» **What you should do**
Repeat the full listing, word for word.

╭─ Supplied material

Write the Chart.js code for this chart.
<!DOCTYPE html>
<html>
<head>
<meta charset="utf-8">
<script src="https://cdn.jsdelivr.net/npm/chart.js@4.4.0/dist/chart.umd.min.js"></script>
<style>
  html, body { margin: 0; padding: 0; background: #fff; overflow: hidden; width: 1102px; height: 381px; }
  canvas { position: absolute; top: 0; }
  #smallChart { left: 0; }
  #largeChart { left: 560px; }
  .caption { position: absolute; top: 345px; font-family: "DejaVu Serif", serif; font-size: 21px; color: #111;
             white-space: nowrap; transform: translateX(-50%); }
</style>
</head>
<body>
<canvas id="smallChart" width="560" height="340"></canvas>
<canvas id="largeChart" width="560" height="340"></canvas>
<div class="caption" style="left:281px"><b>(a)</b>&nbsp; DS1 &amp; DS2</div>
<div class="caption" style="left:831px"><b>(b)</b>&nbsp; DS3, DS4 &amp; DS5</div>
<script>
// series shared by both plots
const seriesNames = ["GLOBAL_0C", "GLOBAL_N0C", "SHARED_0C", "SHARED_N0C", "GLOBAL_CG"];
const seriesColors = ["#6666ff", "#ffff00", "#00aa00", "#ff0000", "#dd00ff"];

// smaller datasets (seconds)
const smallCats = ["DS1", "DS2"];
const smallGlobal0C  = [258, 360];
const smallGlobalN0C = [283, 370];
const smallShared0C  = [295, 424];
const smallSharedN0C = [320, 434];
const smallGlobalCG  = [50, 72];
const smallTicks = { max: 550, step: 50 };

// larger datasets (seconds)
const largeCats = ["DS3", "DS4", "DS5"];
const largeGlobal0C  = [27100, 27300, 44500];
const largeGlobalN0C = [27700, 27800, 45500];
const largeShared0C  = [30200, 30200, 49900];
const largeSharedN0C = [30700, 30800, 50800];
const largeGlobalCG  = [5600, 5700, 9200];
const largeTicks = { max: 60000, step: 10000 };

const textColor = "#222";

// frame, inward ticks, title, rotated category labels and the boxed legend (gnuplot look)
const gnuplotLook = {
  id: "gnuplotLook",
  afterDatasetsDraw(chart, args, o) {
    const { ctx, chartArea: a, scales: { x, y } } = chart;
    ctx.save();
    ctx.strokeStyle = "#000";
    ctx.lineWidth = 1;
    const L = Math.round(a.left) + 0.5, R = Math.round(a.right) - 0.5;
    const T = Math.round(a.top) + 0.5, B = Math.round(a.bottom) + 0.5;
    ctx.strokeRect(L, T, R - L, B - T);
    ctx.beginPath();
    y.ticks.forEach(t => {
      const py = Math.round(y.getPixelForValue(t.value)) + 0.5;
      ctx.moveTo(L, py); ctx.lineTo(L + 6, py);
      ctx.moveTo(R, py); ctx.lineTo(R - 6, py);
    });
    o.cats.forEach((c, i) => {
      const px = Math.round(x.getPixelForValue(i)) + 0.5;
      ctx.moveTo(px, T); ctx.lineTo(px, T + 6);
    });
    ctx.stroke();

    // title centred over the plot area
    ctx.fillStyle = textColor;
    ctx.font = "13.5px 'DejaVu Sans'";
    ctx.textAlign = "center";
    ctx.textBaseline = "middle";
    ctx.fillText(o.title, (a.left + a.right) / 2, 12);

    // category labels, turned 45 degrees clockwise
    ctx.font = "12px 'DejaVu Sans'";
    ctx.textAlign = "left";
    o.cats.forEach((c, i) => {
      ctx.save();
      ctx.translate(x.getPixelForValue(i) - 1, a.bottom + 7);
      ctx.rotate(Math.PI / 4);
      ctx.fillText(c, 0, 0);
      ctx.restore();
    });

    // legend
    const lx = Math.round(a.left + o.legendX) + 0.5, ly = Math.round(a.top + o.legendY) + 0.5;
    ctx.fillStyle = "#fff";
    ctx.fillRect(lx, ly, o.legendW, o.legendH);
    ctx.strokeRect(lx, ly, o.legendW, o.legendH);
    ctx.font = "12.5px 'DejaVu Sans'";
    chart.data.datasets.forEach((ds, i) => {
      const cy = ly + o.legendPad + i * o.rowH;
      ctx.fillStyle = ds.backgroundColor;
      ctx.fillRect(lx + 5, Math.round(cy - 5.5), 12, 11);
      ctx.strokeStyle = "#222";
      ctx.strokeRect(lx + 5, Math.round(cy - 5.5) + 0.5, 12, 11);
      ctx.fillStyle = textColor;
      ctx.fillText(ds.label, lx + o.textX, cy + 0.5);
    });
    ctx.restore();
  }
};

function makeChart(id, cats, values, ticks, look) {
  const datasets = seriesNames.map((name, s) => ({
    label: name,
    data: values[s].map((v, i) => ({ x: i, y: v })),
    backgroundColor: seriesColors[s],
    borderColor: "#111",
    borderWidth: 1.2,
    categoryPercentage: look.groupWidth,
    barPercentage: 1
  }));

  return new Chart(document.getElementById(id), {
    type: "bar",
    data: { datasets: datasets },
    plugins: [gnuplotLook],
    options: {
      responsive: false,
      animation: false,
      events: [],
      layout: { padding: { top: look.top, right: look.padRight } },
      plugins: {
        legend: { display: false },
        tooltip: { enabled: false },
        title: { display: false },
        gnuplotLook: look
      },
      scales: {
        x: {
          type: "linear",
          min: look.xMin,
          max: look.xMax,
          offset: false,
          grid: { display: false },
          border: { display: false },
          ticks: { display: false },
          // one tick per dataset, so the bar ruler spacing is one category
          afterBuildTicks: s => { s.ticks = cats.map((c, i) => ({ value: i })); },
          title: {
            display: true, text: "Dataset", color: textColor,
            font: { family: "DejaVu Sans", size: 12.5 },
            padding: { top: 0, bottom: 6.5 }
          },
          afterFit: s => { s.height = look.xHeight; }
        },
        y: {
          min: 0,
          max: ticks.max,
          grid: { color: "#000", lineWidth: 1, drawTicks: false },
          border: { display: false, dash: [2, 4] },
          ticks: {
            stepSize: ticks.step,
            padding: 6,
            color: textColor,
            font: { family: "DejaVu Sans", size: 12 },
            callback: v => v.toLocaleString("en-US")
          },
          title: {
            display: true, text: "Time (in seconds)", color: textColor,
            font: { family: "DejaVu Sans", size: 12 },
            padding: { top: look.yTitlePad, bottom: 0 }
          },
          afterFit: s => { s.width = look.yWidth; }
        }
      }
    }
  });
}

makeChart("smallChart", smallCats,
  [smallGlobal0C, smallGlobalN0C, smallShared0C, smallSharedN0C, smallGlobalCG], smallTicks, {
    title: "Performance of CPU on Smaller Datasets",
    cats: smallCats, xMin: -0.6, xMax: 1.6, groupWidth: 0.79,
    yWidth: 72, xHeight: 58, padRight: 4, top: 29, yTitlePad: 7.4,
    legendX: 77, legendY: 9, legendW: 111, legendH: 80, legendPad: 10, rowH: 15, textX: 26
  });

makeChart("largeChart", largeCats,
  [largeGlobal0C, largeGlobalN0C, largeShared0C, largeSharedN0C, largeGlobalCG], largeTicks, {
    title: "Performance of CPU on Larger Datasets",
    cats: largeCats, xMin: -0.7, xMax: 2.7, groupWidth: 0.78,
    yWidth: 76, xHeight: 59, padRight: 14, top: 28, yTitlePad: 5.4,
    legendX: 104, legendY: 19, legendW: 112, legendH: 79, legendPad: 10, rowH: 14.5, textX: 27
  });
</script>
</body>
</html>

╰─

» **Written response**
Write the Chart.js code for this chart.
<!DOCTYPE html>
<html>
<head>
<meta charset="utf-8">
<script src="https://cdn.jsdelivr.net/npm/chart.js@4.4.0/dist/chart.umd.min.js"></script>
<style>
  html, body { margin: 0; padding: 0; background: #fff; overflow: hidden; width: 1102px; height: 381px; }
  canvas { position: absolute; top: 0; }
  #smallChart { left: 0; }
  #largeChart { left: 560px; }
  .caption { position: absolute; top: 345px; font-family: "DejaVu Serif", serif; font-size: 21px; color: #111;
             white-space: nowrap; transform: translateX(-50%); }
</style>
</head>
<body>
<canvas id="smallChart" width="560" height="340"></canvas>
<canvas id="largeChart" width="560" height="340"></canvas>
<div class="caption" style="left:281px"><b>(a)</b>&nbsp; DS1 &amp; DS2</div>
<div class="caption" style="left:831px"><b>(b)</b>&nbsp; DS3, DS4 &amp; DS5</div>
<script>
// series shared by both plots
const seriesNames = ["GLOBAL_0C", "GLOBAL_N0C", "SHARED_0C", "SHARED_N0C", "GLOBAL_CG"];
const seriesColors = ["#6666ff", "#ffff00", "#00aa00", "#ff0000", "#dd00ff"];

// smaller datasets (seconds)
const smallCats = ["DS1", "DS2"];
const smallGlobal0C  = [258, 360];
const smallGlobalN0C = [283, 370];
const smallShared0C  = [295, 424];
const smallSharedN0C = [320, 434];
const smallGlobalCG  = [50, 72];
const smallTicks = { max: 550, step: 50 };

// larger datasets (seconds)
const largeCats = ["DS3", "DS4", "DS5"];
const largeGlobal0C  = [27100, 27300, 44500];
const largeGlobalN0C = [27700, 27800, 45500];
const largeShared0C  = [30200, 30200, 49900];
const largeSharedN0C = [30700, 30800, 50800];
const largeGlobalCG  = [5600, 5700, 9200];
const largeTicks = { max: 60000, step: 10000 };

const textColor = "#222";

// frame, inward ticks, title, rotated category labels and the boxed legend (gnuplot look)
const gnuplotLook = {
  id: "gnuplotLook",
  afterDatasetsDraw(chart, args, o) {
    const { ctx, chartArea: a, scales: { x, y } } = chart;
    ctx.save();
    ctx.strokeStyle = "#000";
    ctx.lineWidth = 1;
    const L = Math.round(a.left) + 0.5, R = Math.round(a.right) - 0.5;
    const T = Math.round(a.top) + 0.5, B = Math.round(a.bottom) + 0.5;
    ctx.strokeRect(L, T, R - L, B - T);
    ctx.beginPath();
    y.ticks.forEach(t => {
      const py = Math.round(y.getPixelForValue(t.value)) + 0.5;
      ctx.moveTo(L, py); ctx.lineTo(L + 6, py);
      ctx.moveTo(R, py); ctx.lineTo(R - 6, py);
    });
    o.cats.forEach((c, i) => {
      const px = Math.round(x.getPixelForValue(i)) + 0.5;
      ctx.moveTo(px, T); ctx.lineTo(px, T + 6);
    });
    ctx.stroke();

    // title centred over the plot area
    ctx.fillStyle = textColor;
    ctx.font = "13.5px 'DejaVu Sans'";
    ctx.textAlign = "center";
    ctx.textBaseline = "middle";
    ctx.fillText(o.title, (a.left + a.right) / 2, 12);

    // category labels, turned 45 degrees clockwise
    ctx.font = "12px 'DejaVu Sans'";
    ctx.textAlign = "left";
    o.cats.forEach((c, i) => {
      ctx.save();
      ctx.translate(x.getPixelForValue(i) - 1, a.bottom + 7);
      ctx.rotate(Math.PI / 4);
      ctx.fillText(c, 0, 0);
      ctx.restore();
    });

    // legend
    const lx = Math.round(a.left + o.legendX) + 0.5, ly = Math.round(a.top + o.legendY) + 0.5;
    ctx.fillStyle = "#fff";
    ctx.fillRect(lx, ly, o.legendW, o.legendH);
    ctx.strokeRect(lx, ly, o.legendW, o.legendH);
    ctx.font = "12.5px 'DejaVu Sans'";
    chart.data.datasets.forEach((ds, i) => {
      const cy = ly + o.legendPad + i * o.rowH;
      ctx.fillStyle = ds.backgroundColor;
      ctx.fillRect(lx + 5, Math.round(cy - 5.5), 12, 11);
      ctx.strokeStyle = "#222";
      ctx.strokeRect(lx + 5, Math.round(cy - 5.5) + 0.5, 12, 11);
      ctx.fillStyle = textColor;
      ctx.fillText(ds.label, lx + o.textX, cy + 0.5);
    });
    ctx.restore();
  }
};

function makeChart(id, cats, values, ticks, look) {
  const datasets = seriesNames.map((name, s) => ({
    label: name,
    data: values[s].map((v, i) => ({ x: i, y: v })),
    backgroundColor: seriesColors[s],
    borderColor: "#111",
    borderWidth: 1.2,
    categoryPercentage: look.groupWidth,
    barPercentage: 1
  }));

  return new Chart(document.getElementById(id), {
    type: "bar",
    data: { datasets: datasets },
    plugins: [gnuplotLook],
    options: {
      responsive: false,
      animation: false,
      events: [],
      layout: { padding: { top: look.top, right: look.padRight } },
      plugins: {
        legend: { display: false },
        tooltip: { enabled: false },
        title: { display: false },
        gnuplotLook: look
      },
      scales: {
        x: {
          type: "linear",
          min: look.xMin,
          max: look.xMax,
          offset: false,
          grid: { display: false },
          border: { display: false },
          ticks: { display: false },
          // one tick per dataset, so the bar ruler spacing is one category
          afterBuildTicks: s => { s.ticks = cats.map((c, i) => ({ value: i })); },
          title: {
            display: true, text: "Dataset", color: textColor,
            font: { family: "DejaVu Sans", size: 12.5 },
            padding: { top: 0, bottom: 6.5 }
          },
          afterFit: s => { s.height = look.xHeight; }
        },
        y: {
          min: 0,
          max: ticks.max,
          grid: { color: "#000", lineWidth: 1, drawTicks: false },
          border: { display: false, dash: [2, 4] },
          ticks: {
            stepSize: ticks.step,
            padding: 6,
            color: textColor,
            font: { family: "DejaVu Sans", size: 12 },
            callback: v => v.toLocaleString("en-US")
          },
          title: {
            display: true, text: "Time (in seconds)", color: textColor,
            font: { family: "DejaVu Sans", size: 12 },
            padding: { top: look.yTitlePad, bottom: 0 }
          },
          afterFit: s => { s.width = look.yWidth; }
        }
      }
    }
  });
}

makeChart("smallChart", smallCats,
  [smallGlobal0C, smallGlobalN0C, smallShared0C, smallSharedN0C, smallGlobalCG], smallTicks, {
    title: "Performance of CPU on Smaller Datasets",
    cats: smallCats, xMin: -0.6, xMax: 1.6, groupWidth: 0.79,
    yWidth: 72, xHeight: 58, padRight: 4, top: 29, yTitlePad: 7.4,
    legendX: 77, legendY: 9, legendW: 111, legendH: 80, legendPad: 10, rowH: 15, textX: 26
  });

makeChart("largeChart", largeCats,
  [largeGlobal0C, largeGlobalN0C, largeShared0C, largeSharedN0C, largeGlobalCG], largeTicks, {
    title: "Performance of CPU on Larger Datasets",
    cats: largeCats, xMin: -0.7, xMax: 2.7, groupWidth: 0.78,
    yWidth: 76, xHeight: 59, padRight: 14, top: 28, yTitlePad: 5.4,
    legendX: 104, legendY: 19, legendW: 112, legendH: 79, legendPad: 10, rowH: 14.5, textX: 27
  });
</script>
</body>
</html>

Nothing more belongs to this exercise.